Multiphoton Correlations between Quantum Images

TL;DR

This paper demonstrates the experimental accessibility of multiphoton correlations in quantum images, revealing new phase-sensitive features and extending quantum imaging capabilities beyond two-photon correlations.

Contribution

It introduces a method to observe multiphoton correlations in quantum images, including detailed analytical predictions and numerical simulations for four-photon interference, expanding quantum imaging techniques.

Findings

Multiphoton correlations exhibit phase sensitivity.

Detailed analytical and numerical predictions for four-photon interference.

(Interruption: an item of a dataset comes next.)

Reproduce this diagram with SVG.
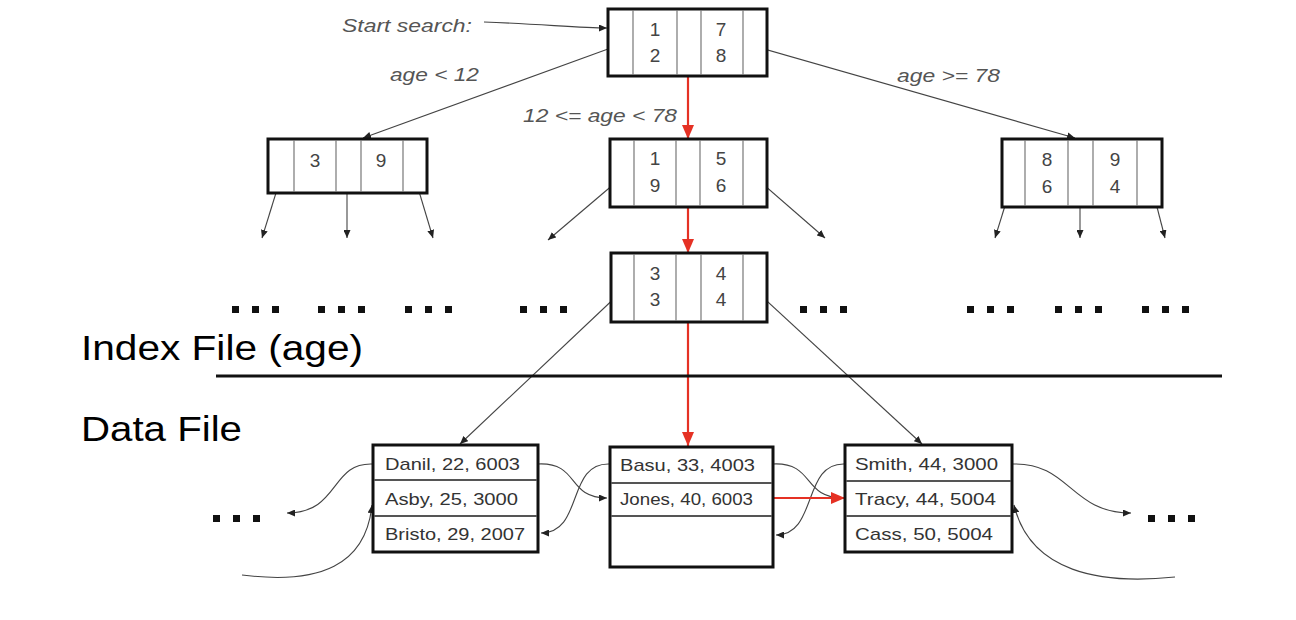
<svg xmlns="http://www.w3.org/2000/svg" width="1296" height="620" viewBox="0 0 1296 620">
<style>
.box{fill:#fff;stroke:#111;stroke-width:3}
.div{stroke:#777;stroke-width:1.2}
.rdiv{stroke:#555;stroke-width:2}
.key{font-family:"Liberation Sans",Arial,sans-serif;font-size:19px;fill:#444;text-anchor:middle}
.rec{font-family:"Liberation Sans",Arial,sans-serif;font-size:17px;fill:#333}
.lbl{font-family:"Liberation Sans",Arial,sans-serif;font-size:19px;font-style:italic;fill:#555}
.big{font-family:"Liberation Sans",Arial,sans-serif;font-size:35px;fill:#000}
.con{fill:none;stroke:#444;stroke-width:1.1}
.red{fill:none;stroke:#e53124;stroke-width:2.2}
.dot{fill:#111}
</style>
<defs>
<marker id="ah" markerUnits="userSpaceOnUse" markerWidth="8" markerHeight="7" refX="8" refY="3.5" orient="auto"><path d="M0,0 L8,3.5 L0,7 z" fill="#222"/></marker>
<marker id="rh" markerUnits="userSpaceOnUse" markerWidth="14" markerHeight="12" refX="14" refY="6" orient="auto"><path d="M0,0 L14,6 L0,12 z" fill="#e53124"/></marker>
<g id="dots3"><rect x="0" y="0" width="7" height="7"/><rect x="20" y="0" width="7" height="7"/><rect x="40" y="0" width="7" height="7"/></g>
</defs>
<rect width="1296" height="620" fill="#fff"/>

<g id="connectors">
<path class="con" d="M484,22 C540,24 580,28 607,28" marker-end="url(#ah)"/>
<path class="con" d="M608,49 L363,138" marker-end="url(#ah)"/>
<path class="con" d="M757,47 L1075,138" marker-end="url(#ah)"/>
<path class="con" d="M280,180 L262,238" marker-end="url(#ah)"/>
<path class="con" d="M347,180 L347,238" marker-end="url(#ah)"/>
<path class="con" d="M415,178 L433,238" marker-end="url(#ah)"/>
<path class="con" d="M621,178 L548,240" marker-end="url(#ah)"/>
<path class="con" d="M757,179 L825,238" marker-end="url(#ah)"/>
<path class="con" d="M1013,180 L995,238" marker-end="url(#ah)"/>
<path class="con" d="M1080,178 L1080,238" marker-end="url(#ah)"/>
<path class="con" d="M1150,180 L1165,238" marker-end="url(#ah)"/>
<path class="con" d="M621,292 L460,444" marker-end="url(#ah)"/>
<path class="con" d="M757,292 L922,444" marker-end="url(#ah)"/>
<path class="con" d="M373,464 C330,462 340,513 287,513" marker-end="url(#ah)"/>
<path class="con" d="M242,575 C320,585 366,565 372,505" marker-end="url(#ah)"/>
<path class="con" d="M538,464 C580,462 566,498 607,498" marker-end="url(#ah)"/>
<path class="con" d="M610,464 C566,462 584,533 541,533" marker-end="url(#ah)"/>
<path class="con" d="M773,464 C815,462 802,498 843,498" marker-end="url(#ah)"/>
<path class="con" d="M845,464 C802,462 818,535 776,535" marker-end="url(#ah)"/>
<path class="con" d="M1012,464 C1070,462 1070,513 1131,513" marker-end="url(#ah)"/>
<path class="con" d="M1175,577 C1100,585 1030,572 1014,505" marker-end="url(#ah)"/>
<path class="red" d="M688,55 L688,139" marker-end="url(#rh)"/>
<path class="red" d="M688,178 L688,253" marker-end="url(#rh)"/>
<path class="red" d="M688,292 L688,446" marker-end="url(#rh)"/>
<path class="red" d="M773,498 L845,498" marker-end="url(#rh)"/>
</g>

<g id="root">
<rect class="box" x="608" y="9" width="159" height="67"/>
<line class="div" x1="633" y1="10" x2="633" y2="75"/><line class="div" x1="677" y1="10" x2="677" y2="75"/><line class="div" x1="701" y1="10" x2="701" y2="75"/><line class="div" x1="743" y1="10" x2="743" y2="75"/>
<text class="key" x="655" y="36">1</text><text class="key" x="655" y="62">2</text>
<text class="key" x="721" y="36">7</text><text class="key" x="721" y="62">8</text>
</g>

<g id="node-left">
<rect class="box" x="268" y="139" width="159" height="54"/>
<line class="div" x1="294" y1="140" x2="294" y2="192"/><line class="div" x1="336" y1="140" x2="336" y2="192"/><line class="div" x1="361" y1="140" x2="361" y2="192"/><line class="div" x1="403" y1="140" x2="403" y2="192"/>
<text class="key" x="315" y="167">3</text><text class="key" x="381" y="167">9</text>
</g>

<g id="node-mid">
<rect class="box" x="610" y="139" width="157" height="68"/>
<line class="div" x1="634" y1="140" x2="634" y2="206"/><line class="div" x1="676" y1="140" x2="676" y2="206"/><line class="div" x1="700" y1="140" x2="700" y2="206"/><line class="div" x1="743" y1="140" x2="743" y2="206"/>
<text class="key" x="655" y="165">1</text><text class="key" x="655" y="192">9</text>
<text class="key" x="721" y="165">5</text><text class="key" x="721" y="192">6</text>
</g>

<g id="node-right">
<rect class="box" x="1002" y="139" width="160" height="68"/>
<line class="div" x1="1025" y1="140" x2="1025" y2="206"/><line class="div" x1="1068" y1="140" x2="1068" y2="206"/><line class="div" x1="1093" y1="140" x2="1093" y2="206"/><line class="div" x1="1137" y1="140" x2="1137" y2="206"/>
<text class="key" x="1047" y="166">8</text><text class="key" x="1047" y="193">6</text>
<text class="key" x="1115" y="166">9</text><text class="key" x="1115" y="193">4</text>
</g>

<g id="node-leaf">
<rect class="box" x="611" y="253" width="156" height="69"/>
<line class="div" x1="634" y1="254" x2="634" y2="321"/><line class="div" x1="676" y1="254" x2="676" y2="321"/><line class="div" x1="701" y1="254" x2="701" y2="321"/><line class="div" x1="743" y1="254" x2="743" y2="321"/>
<text class="key" x="655" y="280">3</text><text class="key" x="655" y="306">3</text>
<text class="key" x="721" y="280">4</text><text class="key" x="721" y="306">4</text>
</g>

<g id="index-dots" class="dot">
<use href="#dots3" x="232" y="306"/><use href="#dots3" x="318" y="306"/><use href="#dots3" x="405" y="306"/><use href="#dots3" x="520" y="306"/>
<use href="#dots3" x="800" y="306"/><use href="#dots3" x="967" y="306"/><use href="#dots3" x="1055" y="306"/><use href="#dots3" x="1142" y="306"/>
</g>

<g id="labels">
<text class="lbl" x="342" y="32" textLength="130" lengthAdjust="spacingAndGlyphs">Start search:</text>
<text class="lbl" x="390" y="81" textLength="89" lengthAdjust="spacingAndGlyphs">age &lt; 12</text>
<text class="lbl" x="523" y="122" textLength="154" lengthAdjust="spacingAndGlyphs">12 &lt;= age &lt; 78</text>
<text class="lbl" x="897" y="82" textLength="103" lengthAdjust="spacingAndGlyphs">age &gt;= 78</text>
<text class="big" x="81" y="360" textLength="282" lengthAdjust="spacingAndGlyphs">Index File (age)</text>
<text class="big" x="81" y="441" textLength="161" lengthAdjust="spacingAndGlyphs">Data File</text>
<line x1="216" y1="376" x2="1222" y2="376" stroke="#111" stroke-width="3"/>
</g>

<g id="data-left">
<rect class="box" x="373" y="445" width="165" height="107"/>
<line class="rdiv" x1="374" y1="480" x2="537" y2="480"/><line class="rdiv" x1="374" y1="516" x2="537" y2="516"/>
<text class="rec" x="385" y="470" textLength="135" lengthAdjust="spacingAndGlyphs">Danil, 22, 6003</text>
<text class="rec" x="385" y="505" textLength="133" lengthAdjust="spacingAndGlyphs">Asby, 25, 3000</text>
<text class="rec" x="385" y="540" textLength="140" lengthAdjust="spacingAndGlyphs">Bristo, 29, 2007</text>
</g>

<g id="data-mid">
<rect class="box" x="610" y="447" width="163" height="120"/>
<line class="rdiv" x1="611" y1="483" x2="772" y2="483"/><line class="rdiv" x1="611" y1="516" x2="772" y2="516"/>
<text class="rec" x="620" y="471" textLength="135" lengthAdjust="spacingAndGlyphs">Basu, 33, 4003</text>
<text class="rec" x="620" y="505" textLength="133" lengthAdjust="spacingAndGlyphs">Jones, 40, 6003</text>
</g>

<g id="data-right">
<rect class="box" x="845" y="445" width="167" height="107"/>
<line class="rdiv" x1="846" y1="481" x2="1011" y2="481"/><line class="rdiv" x1="846" y1="516" x2="1011" y2="516"/>
<text class="rec" x="855" y="470" textLength="143" lengthAdjust="spacingAndGlyphs">Smith, 44, 3000</text>
<text class="rec" x="855" y="505" textLength="141" lengthAdjust="spacingAndGlyphs">Tracy, 44, 5004</text>
<text class="rec" x="855" y="540" textLength="138" lengthAdjust="spacingAndGlyphs">Cass, 50, 5004</text>
</g>

<g id="data-dots" class="dot">
<use href="#dots3" x="213" y="515"/><use href="#dots3" x="1148" y="515"/>
</g>
</svg>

Potential for extending high-dimensional entanglement experiments.

Abstract

Experimental demonstrations of entangled quantum images produced through parametric downconversion have so far been confined to studying two photon correlations. Here we show that multiphoton correlations between quantum images are accessible experimentally and exhibit many new features including being sensitive to the phase of the bi-photon wavefunction. As a concrete example, we consider a modification of existing quantum imaging experiments in which the CCD cameras are moved out of focus, provide detailed analytical predictions for the resulting 4 photon intereferences, and support these by numerical simulations. The proposed experiment can also be interpreted as entanglement swapping: Bob's photons are initially unentangled, but the joint detection of Alice's photons projects Bob's photons onto an entangled state. The general approach proposed here can be extended to other quantum optics experiments involving high dimensional entanglement.